Table 6. Sensory profiles of tuna samples.
| Parameters | C | M | M + HPP300 | M + HPP600 |
|---|---|---|---|---|
| Appearance | 4.89 ± 1.26 | 6.84 ± 0.0 | 7.21 ± 0.83 | 6.70 ± 0.14 |
| Colour | 4.89 ± 1.23 | 6.96 ± 0.11 | 7.34 ± 0.76 | 6.64 ± 0.11 |
| Aroma | 4.74 ± 1.07a | 6.92 ± 0.25a,b | 7.40 ± 0.65b | 6.62 ± 0.23a,b |
| Texture | 4.87 ± 1.34 | 7.22 ± 0.20 | 7.22 ± 0.60 | 5.74 ± 0.11 |
| Taste | 4.05 ± 0.72a | 7.36 ± 0.34b | 7.69 ± 0.55b | 6.44 ± 0.28b |
| Overall acceptability | 4.45 ± 1.06a | 7.40 ± 0.40b | 7.74 ± 0.45b | 6.62 ± 0.23a,b |
Note: Different superscript alphabets in the same row indicate significant differences (P < 0.05) among treatment groups.
The M + HPP300 sample consistently received the highest scores. Aroma (7.4 ± 0.65), taste (7.69 ± 0.55), and the overall acceptability (7.74 ± 0.45) indicate superior sensory performance. The higher acceptability of this treatment is explained by its favourable textural properties, supported by TPA and shear force results. The M + HPP300 samples exhibited significantly lower hardness, gumminess, and chewiness, compared with other treatment groups. This indicates improved tenderness and reduced mechanical resistance. Such textural characteristics are commonly associated with improved eating quality and consumer preference.
In contrast, the untreated control (C) group received the lowest ratings for aroma (4.74 ± 1.07), taste (4.05 ± 0.72), and overall acceptability (4.45 ± 1.06), reflecting a significantly lower preference. This may be related to its comparatively higher hardness and firmer texture, as indicated by instrumental measurements.

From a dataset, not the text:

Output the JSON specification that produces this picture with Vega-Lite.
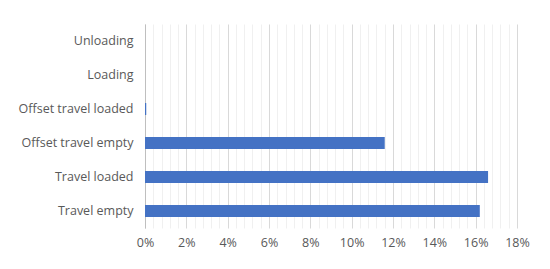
{
  "$schema": "https://vega.github.io/schema/vega-lite/v6.json",
  "autosize": "none",
  "width": 372,
  "height": 204,
  "padding": {"left": 145, "top": 24, "right": 33, "bottom": 41},
  "background": "white",
  "config": {
    "view": {"stroke": null},
    "font": "Open Sans",
    "axis": {"labelFont": "Open Sans", "labelColor": "#595959", "labelFontSize": 12.5}
  },
  "data": {"values": [
    {"activity": "Unloading", "share": 0},
    {"activity": "Loading", "share": 0},
    {"activity": "Offset travel loaded", "share": 0.0006},
    {"activity": "Offset travel empty", "share": 0.116},
    {"activity": "Travel loaded", "share": 0.166},
    {"activity": "Travel empty", "share": 0.162}
  ]},
  "resolve": {"axis": {"x": "independent"}},
  "encoding": {
    "y": {"field": "activity", "type": "nominal", "sort": null,
          "scale": {"paddingInner": 0.65, "paddingOuter": 0.325},
          "axis": {"title": null, "ticks": false, "domain": true, "domainColor": "#bfbfbf", "labelPadding": 12, "grid": false}}
  },
  "layer": [
    {
      "mark": {"type": "bar", "opacity": 0},
      "encoding": {
        "x": {"field": "share", "type": "quantitative",
              "scale": {"domain": [0, 0.18], "nice": false},
              "axis": {"orient": "bottom", "title": null, "labels": false, "ticks": false, "domain": false,
                       "grid": true, "gridColor": "#f0f0f0", "gridWidth": 1,
                       "values": [0.004,0.008,0.012,0.016,0.024,0.028,0.032,0.036,0.044,0.048,0.052,0.056,0.064,0.068,0.072,0.076,0.084,0.088,0.092,0.096,0.104,0.108,0.112,0.116,0.124,0.128,0.132,0.136,0.144,0.148,0.152,0.156,0.164,0.168,0.172,0.176]}}
      }
    },
    {
      "mark": {"type": "bar", "color": "#4472C4"},
      "encoding": {
        "x": {"field": "share", "type": "quantitative",
              "scale": {"domain": [0, 0.18], "nice": false},
              "axis": {"orient": "bottom", "title": null, "format": ".0%", "ticks": false, "domain": false,
                       "grid": true, "gridColor": "#d9d9d9", "labelPadding": 8,
                       "labelAlign": "center", "labelFlush": false,
                       "values": [0,0.02,0.04,0.06,0.08,0.1,0.12,0.14,0.16,0.18]}}
      }
    }
  ]
}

Marination alone improved their aroma, taste, and overall acceptability. However, the improvement was less than when combined with HPP. The M + HPP600 group showed slightly lower ratings than the M + HPP300 group. This could be due to pressure-induced textural changes at higher intensities. Excessive pressure can promote protein aggregation and muscle fibre compaction. This leads to increased hardness and reduced tenderness, which can negatively affect sensory perception.

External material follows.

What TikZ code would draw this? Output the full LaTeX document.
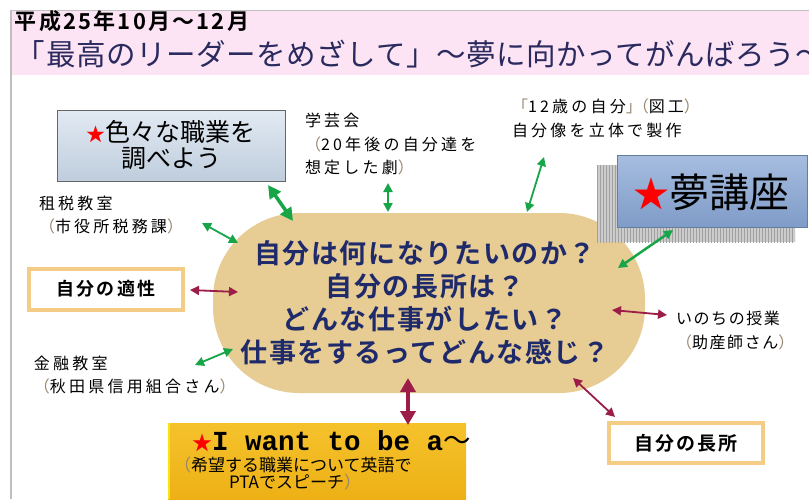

These results have practical implications for the seafood industry. RTC yellowfin tuna marinated with a formula consisting of salt, pepper, oil, vinegar, water, and sugar can undergo HPP without compromising sensory quality. This approach can enhance both shelf-life and safety while maintaining desirable flavour and aroma. It offers a practical solution for minimally processed, consumer-ready tuna products.
Conclusion
The combined application of marination and HPP has shown promising effects in enhancing the physico chemical, microbial, and sensory qualities of RTC tuna steaks. The M + HPP300 group (300 MPa) exhibited the most desirable texture attributes, with significant reduction in hardness, gumminess, chewiness, and shear force, indicating improved tenderness. Colour analysis revealed the highest total colour difference in M + HPP600. However, both HPP-treated groups demonstrated noticeable visual changes; the colour acceptance during the sensory test showed no significant difference between samples. While pH values showed no significant differences among treatments, all marinated samples and HPP effectively reduced TVB-N and histamine levels, with both M + HPP300 and M + HPP600 showing significant reductions, compared with the control. Microbial analysis indicated that all samples, including the untreated control, remained below the detectable microbial limit (<10 CFU/g), suggesting minimal contamination. Sensory evaluation identified M + HPP300 as the most preferred group in terms of aroma, taste, and overall acceptability. These results affirm the potential of marination combined with moderate-pressure HPP (300 MPa) to enhance safety, freshness, texture, and consumer acceptance of tuna products, making it a viable method for quality preservation in seafood processing.